> [Given data]

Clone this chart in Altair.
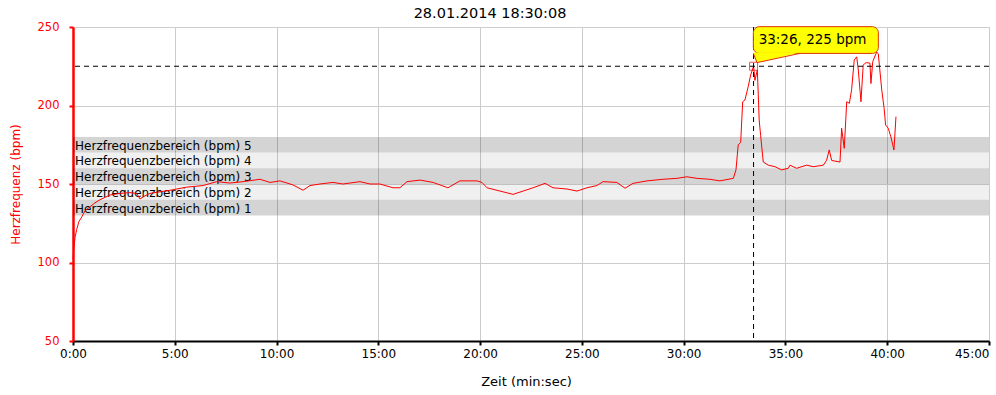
import altair as alt
import pandas as pd

# ---- data ----
t_min = [0.00, 0.05, 0.10, 0.18, 0.29, 0.43, 0.59, 0.84, 1.08, 1.33, 1.82, 2.31, 2.80, 3.13, 3.29,
         3.54, 3.78, 4.27, 4.77, 5.59, 6.39, 7.06, 7.71, 8.35, 9.19, 9.68, 10.17, 10.81, 11.30,
         11.64, 12.13, 12.77, 13.26, 14.10, 14.59, 15.08, 15.72, 16.06, 16.41, 17.05, 17.69,
         18.42, 19.01, 19.85, 20.09, 20.34, 20.98, 21.62, 22.11, 22.60, 23.19, 23.58, 24.27,
         24.76, 25.25, 25.74, 26.04, 26.72, 27.12, 27.51, 28.20, 28.98, 29.67, 30.16, 30.65,
         31.29, 31.78, 32.44, 32.57, 32.68, 32.80, 32.90, 33.01, 33.17, 33.29, 33.433, 33.50,
         33.62, 33.71, 33.78, 33.91, 34.16, 34.49, 34.81, 35.14, 35.22, 35.55, 36.04, 36.37,
         36.86, 37.02, 37.15, 37.27, 37.68, 37.76, 37.89, 38.01, 38.14, 38.25, 38.38, 38.50,
         38.58, 38.71, 38.82, 38.96, 39.15, 39.20, 39.29, 39.48, 39.56, 39.73, 39.85, 39.92,
         40.05, 40.18, 40.33, 40.43]
hr = [102, 110, 116, 121, 126, 129, 133, 135.5, 138, 140, 143, 144, 144.5, 144, 140.5,
      142.5, 144, 145, 146, 148, 149, 151.5, 150.6, 151.5, 153, 151, 152, 149.4, 146,
      149, 150, 151, 150, 151.5, 150, 150, 147.6, 147.6, 151.5, 152.5, 151,
      147.6, 152, 152, 151, 147.6, 145.5, 143.4, 145.5, 147.6, 150.4, 147.6, 146.8,
      145.5, 147.6, 149, 151.5, 151, 147.3, 150.4, 152, 153, 153.6, 154.6, 153.6,
      153, 152, 153.6, 159, 175, 176.4, 202.4, 203.5, 212, 219.4, 225, 216,
      222.6, 190.8, 181, 164, 162, 161, 159, 160, 162, 160, 162, 161,
      162, 165, 171.7, 165, 164, 185.5, 172.7, 202.4, 201.4, 210, 229, 231,
      222.6, 202.4, 225.8, 227.3, 227, 214, 228, 234, 233, 210, 198, 187.6,
      185.5, 180, 171.7, 192.9]

zone_names = ["Herzfrequenzbereich (bpm) 1", "Herzfrequenzbereich (bpm) 2",
              "Herzfrequenzbereich (bpm) 3", "Herzfrequenzbereich (bpm) 4",
              "Herzfrequenzbereich (bpm) 5"]
zone_low = [130, 140, 150, 160, 170]
zone_high = [140, 150, 160, 170, 180]
zone_kind = ["solid", "hatch", "solid", "hatch", "solid"]

x_ticks = [0, 5, 10, 15, 20, 25, 30, 35, 40, 45]
y_ticks = [50, 100, 150, 200, 250]

title_text = "28.01.2014 18:30:08"
peak_t = 33 + 26 / 60
peak_hr = 225
callout_text = "33:26, 225 bpm"

FONT = "DejaVu Sans"

hr_df = pd.DataFrame({"t": t_min, "hr": hr})
zones_df = pd.DataFrame({"name": zone_names, "lo": zone_low, "hi": zone_high,
                         "kind": zone_kind, "x0": 0, "x1": 45})
zones_df["mid"] = (zones_df["lo"] + zones_df["hi"]) / 2
zones_df["xl"] = 0.1

xscale = alt.Scale(domain=[0, 45], nice=False, zero=False)
yscale = alt.Scale(domain=[50, 250], nice=False, zero=False)

xaxis = alt.Axis(values=x_ticks, labelExpr="datum.value + ':00'", title="Zeit (min:sec)",
                 grid=True, gridColor="#cccccc", gridWidth=1,
                 domainColor="#000000", domainWidth=2, tickColor="#000000", tickWidth=2,
                 tickSize=4, labelColor="#000000", labelFont=FONT, labelFontSize=12,
                 labelAlign=alt.ExprRef("datum.value == 45 ? 'right' : 'center'"),
                 labelPadding=3, titleFont=FONT, titleFontSize=13, titleFontWeight="normal",
                 titleColor="#000000", titleX=453, titleY=40, titleBaseline="middle",
                 titleAnchor="start", titleAlign="center", labelFlush=False)
yaxis = alt.Axis(values=y_ticks, title="Herzfrequenz (bpm)", grid=True, gridColor="#cccccc",
                 gridWidth=1, domainColor="#ff0000", domainWidth=2.5, tickColor="#ff0000",
                 tickWidth=2, tickSize=4, labelColor="#ff0000", labelFont=FONT,
                 labelFontSize=11.5, labelPadding=10, titleFont=FONT, titleFontSize=12,
                 titleFontWeight="normal", titleColor="#ff0000", titleX=-58, titleY=157,
                 titleAngle=-90, titleBaseline="middle", titleAlign="center")

base_x = alt.X("x0:Q", scale=xscale, axis=xaxis)

bands = alt.Chart(zones_df).mark_rect().encode(
    x=base_x, x2="x1:Q",
    y=alt.Y("lo:Q", scale=yscale, axis=yaxis), y2="hi:Q",
    fill=alt.Fill("kind:N", scale=alt.Scale(domain=["solid", "hatch"],
                                            range=["#000000", "#000000"]), legend=None),
    opacity=alt.Opacity("kind:N", scale=alt.Scale(domain=["solid", "hatch"],
                                                  range=[0.17, 0.06]), legend=None),
)

band_labels = alt.Chart(zones_df).mark_text(align="left", baseline="middle", font=FONT,
                                            fontSize=12, color="#000000", dy=1).encode(
    x=alt.X("xl:Q", scale=xscale), y=alt.Y("mid:Q", scale=yscale), text="name:N")

line = alt.Chart(hr_df).mark_line(color="#ff0000", strokeWidth=1).encode(
    x=alt.X("t:Q", scale=xscale), y=alt.Y("hr:Q", scale=yscale))

peak_df = pd.DataFrame({"t": [peak_t], "hr": [peak_hr]})
hrule = alt.Chart(peak_df).mark_rule(color="#000000", strokeDash=[5, 4], strokeWidth=1).encode(
    y=alt.Y("hr:Q", scale=yscale))
vrule = alt.Chart(peak_df).mark_rule(color="#000000", strokeDash=[5, 4], strokeWidth=1).encode(
    x=alt.X("t:Q", scale=xscale))
marker = alt.Chart(peak_df).mark_square(filled=False, color="#ff0000", size=64,
                                        strokeWidth=1).encode(
    x=alt.X("t:Q", scale=xscale), y=alt.Y("hr:Q", scale=yscale))

# callout box placed relative to the peak
box_df = pd.DataFrame({"a": [peak_t - 0.01], "b": [peak_t + 6.13],
                       "lo": [peak_hr + 8.2], "hi": [peak_hr + 25.2]})
box = alt.Chart(box_df).mark_rect(fill="#ffff00", stroke="#dd3300", strokeWidth=1,
                                  cornerRadius=6).encode(
    x=alt.X("a:Q", scale=xscale), x2="b:Q", y=alt.Y("lo:Q", scale=yscale), y2="hi:Q")
ptr_df = pd.DataFrame({"t": [peak_t - 0.01, peak_t + 0.17, peak_t + 2.28],
                       "top": [peak_hr + 8.7, peak_hr + 8.7, peak_hr + 8.7],
                       "bot": [peak_hr + 8.7, peak_hr + 2.3, peak_hr + 8.7],
                       "edge": [peak_hr + 8.2, peak_hr + 2.3, peak_hr + 8.2]})
ptr_fill = alt.Chart(ptr_df).mark_area(color="#ffff00", opacity=1).encode(
    x=alt.X("t:Q", scale=xscale), y=alt.Y("top:Q", scale=yscale), y2="bot:Q")
ptr_edge = alt.Chart(ptr_df).mark_line(color="#dd3300", strokeWidth=1).encode(
    x=alt.X("t:Q", scale=xscale), y=alt.Y("edge:Q", scale=yscale))
txt_df = pd.DataFrame({"t": [peak_t + 0.25], "hr": [peak_hr + 16.7], "s": [callout_text]})
txt = alt.Chart(txt_df).mark_text(align="left", baseline="middle", font=FONT, fontSize=13.5,
                                  color="#000000").encode(
    x=alt.X("t:Q", scale=xscale), y=alt.Y("hr:Q", scale=yscale), text="s:N")

chart = alt.layer(bands, band_labels, line, hrule, vrule, marker, box, ptr_fill, ptr_edge,
                  txt).properties(
    width=916, height=314,
    title=alt.TitleParams(title_text, font=FONT, fontSize=14.5, fontWeight="normal",
                          color="#000000", anchor="middle", dx=-41, offset=0),
    autosize=alt.AutoSizeParams(type="none"),
    padding={"left": 73, "top": 27, "right": 7, "bottom": 54},
).configure_view(stroke=None).configure(background="#ffffff")

chart.save("out.html", embed_options={"renderer": "svg", "actions": False})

> [Directions] Print, exactly as written, the lines above from the first one to the one containing "import pandas as pd". Leave out pictures.

> [Answer below]
Clone this chart in Altair.
import altair as alt
import pandas as pd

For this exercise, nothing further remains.